NAG Numerical Library | A collection of mathematical and statistical routines developed by the Numerical Algorithms Group for multiple programming languages (C, C++, Fortran, Visual Basic, Java and C#) and packages (MATLAB, Excel, R, LabVIEW). The Optimization chapter of the NAG Library includes routines for quadratic programming problems with both sparse and non-sparse linear constraint matrices, together with routines for the optimization of linear, nonlinear, sums of squares of linear or nonlinear functions with nonlinear, bounded or no constraints. The NAG Library has routines for both local and global optimization, and for continuous or integer problems. |

Python | High-level programming language with bindings for most available solvers.
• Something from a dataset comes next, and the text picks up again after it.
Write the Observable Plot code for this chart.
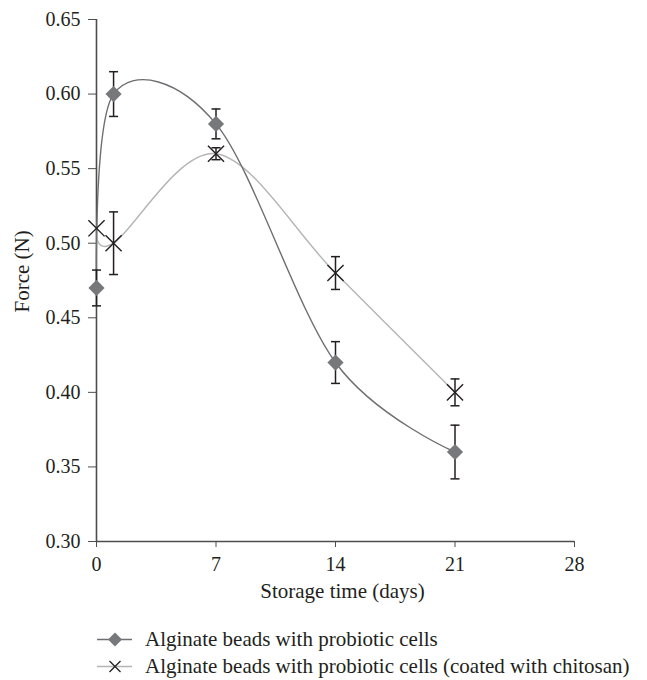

Quadratic programming is available via the solve_qp function or by calling a specific solver directly. |

R (Fortran) | GPL licensed universal cross-platform statistical computation framework. |

SAS/OR | A suite of solvers for Linear, Integer, Nonlinear, Derivative-Free, Network, Combinatorial and Constraint Optimization; the Algebraic modeling language OPTMODEL; and a variety of vertical solutions aimed at specific problems/markets, all of which are fully integrated with the SAS System. |

SuanShu | an open-source suite of optimization algorithms to solve LP, QP, SOCP, SDP, SQP in Java |

TK Solver | Mathematical modeling and problem solving software system based on a declarative, rule-based language, commercialized by Universal Technical Systems, Inc.. |

TOMLAB | Supports global optimization, integer programming, all types of least squares, linear, quadratic and unconstrained programming for MATLAB. TOMLAB supports solvers like CPLEX, SNOPT and KNITRO. |

XPRESS | Solver for large-scale linear programs, quadratic programs, general nonlinear and mixed-integer programs. Has API for several programming languages, also has a modelling language Mosel and works with AMPL, GAMS. Free for academic use. |

**Polynomial optimization**^{[15]} is a more general framework, in which the constraints can be polynomial functions of any degree, not only 2.